▶ **Data segment**
----

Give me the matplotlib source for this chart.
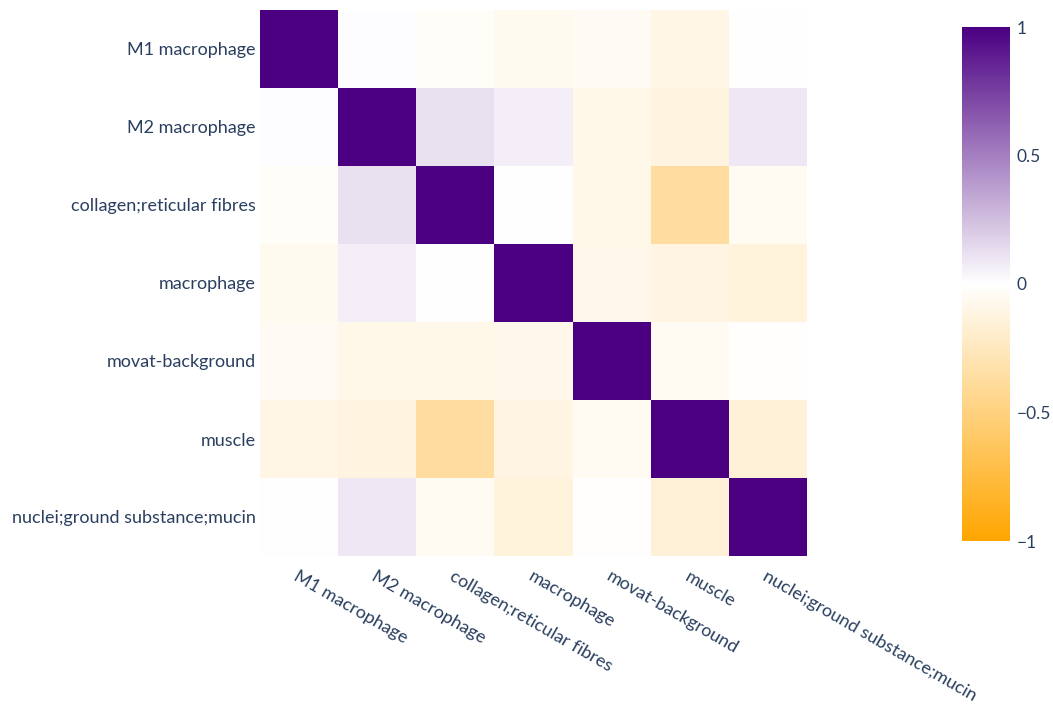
import numpy as np
import matplotlib
matplotlib.use("Agg")
import matplotlib.pyplot as plt
from matplotlib.colors import LinearSegmentedColormap

labels = [
    "M1 macrophage",
    "M2 macrophage",
    "collagen;reticular fibres",
    "macrophage",
    "movat-background",
    "muscle",
    "nuclei;ground substance;mucin",
]

corr = [
    [1.00, 0.01, -0.03, -0.06, -0.04, -0.10, 0.00],
    [0.01, 1.00, 0.12, 0.07, -0.09, -0.12, 0.09],
    [-0.03, 0.12, 1.00, 0.00, -0.09, -0.37, -0.05],
    [-0.06, 0.07, 0.00, 1.00, -0.08, -0.11, -0.14],
    [-0.04, -0.09, -0.09, -0.08, 1.00, -0.05, -0.01],
    [-0.10, -0.12, -0.37, -0.11, -0.05, 1.00, -0.15],
    [0.00, 0.09, -0.05, -0.14, -0.01, -0.15, 1.00],
]

cbar_ticks = [-1, -0.5, 0, 0.5, 1]
cbar_ticklabels = ["\u22121", "\u22120.5", "0", "0.5", "1"]

W, H = 1053, 707
text_color = "#2a3f5f"
plt.rcParams["font.family"] = ["Lato", "DejaVu Sans"]

cmap = LinearSegmentedColormap.from_list("orange_indigo", ["#ffa500", "#ffffff", "#4b0082"])

fig = plt.figure(figsize=(W / 100, H / 100), dpi=100)
ax = fig.add_axes([260 / W, (H - 556) / H, 547 / W, 546 / H])

data = np.array(corr)
n = len(labels)
mesh = ax.pcolormesh(np.arange(n + 1), np.arange(n + 1), data, cmap=cmap,
                     vmin=-1, vmax=1, shading="flat")
ax.set_xlim(0, n)
ax.set_ylim(n, 0)
ax.set_xticks(np.arange(n) + 0.5)
ax.set_yticks(np.arange(n) + 0.5)
ax.set_yticklabels(labels, fontsize=13, color=text_color)
ax.set_xticklabels(labels, fontsize=13, color=text_color, rotation=-30,
                   ha="left", va="top", rotation_mode="anchor")
ax.tick_params(axis="both", length=0)
ax.tick_params(axis="y", pad=3)
ax.tick_params(axis="x", pad=9)
for s in ax.spines.values():
    s.set_visible(False)

cax = fig.add_axes([962 / W, (H - 541) / H, 48 / W, 514 / H])
cb = fig.colorbar(mesh, cax=cax)
cb.outline.set_visible(False)
cb.set_ticks(cbar_ticks)
cb.set_ticklabels(cbar_ticklabels)
cax.tick_params(length=0, labelsize=12.5, labelcolor=text_color, pad=5)

fig.savefig("out.png", dpi=100, facecolor="white")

----

▶ **Do this**
What is needed is an exact reproduction of the data, pictures excluded.

▶ **Complete output**
Give me the matplotlib source for this chart.
import numpy as np
import matplotlib
matplotlib.use("Agg")
import matplotlib.pyplot as plt
from matplotlib.colors import LinearSegmentedColormap

labels = [
    "M1 macrophage",
    "M2 macrophage",
    "collagen;reticular fibres",
    "macrophage",
    "movat-background",
    "muscle",
    "nuclei;ground substance;mucin",
]

corr = [
    [1.00, 0.01, -0.03, -0.06, -0.04, -0.10, 0.00],
    [0.01, 1.00, 0.12, 0.07, -0.09, -0.12, 0.09],
    [-0.03, 0.12, 1.00, 0.00, -0.09, -0.37, -0.05],
    [-0.06, 0.07, 0.00, 1.00, -0.08, -0.11, -0.14],
    [-0.04, -0.09, -0.09, -0.08, 1.00, -0.05, -0.01],
    [-0.10, -0.12, -0.37, -0.11, -0.05, 1.00, -0.15],
    [0.00, 0.09, -0.05, -0.14, -0.01, -0.15, 1.00],
]

cbar_ticks = [-1, -0.5, 0, 0.5, 1]
cbar_ticklabels = ["\u22121", "\u22120.5", "0", "0.5", "1"]

W, H = 1053, 707
text_color = "#2a3f5f"
plt.rcParams["font.family"] = ["Lato", "DejaVu Sans"]

cmap = LinearSegmentedColormap.from_list("orange_indigo", ["#ffa500", "#ffffff", "#4b0082"])

fig = plt.figure(figsize=(W / 100, H / 100), dpi=100)
ax = fig.add_axes([260 / W, (H - 556) / H, 547 / W, 546 / H])

data = np.array(corr)
n = len(labels)
mesh = ax.pcolormesh(np.arange(n + 1), np.arange(n + 1), data, cmap=cmap,
                     vmin=-1, vmax=1, shading="flat")
ax.set_xlim(0, n)
ax.set_ylim(n, 0)
ax.set_xticks(np.arange(n) + 0.5)
ax.set_yticks(np.arange(n) + 0.5)
ax.set_yticklabels(labels, fontsize=13, color=text_color)
ax.set_xticklabels(labels, fontsize=13, color=text_color, rotation=-30,
                   ha="left", va="top", rotation_mode="anchor")
ax.tick_params(axis="both", length=0)
ax.tick_params(axis="y", pad=3)
ax.tick_params(axis="x", pad=9)
for s in ax.spines.values():
    s.set_visible(False)

cax = fig.add_axes([962 / W, (H - 541) / H, 48 / W, 514 / H])
cb = fig.colorbar(mesh, cax=cax)
cb.outline.set_visible(False)
cb.set_ticks(cbar_ticks)
cb.set_ticklabels(cbar_ticklabels)
cax.tick_params(length=0, labelsize=12.5, labelcolor=text_color, pad=5)

fig.savefig("out.png", dpi=100, facecolor="white")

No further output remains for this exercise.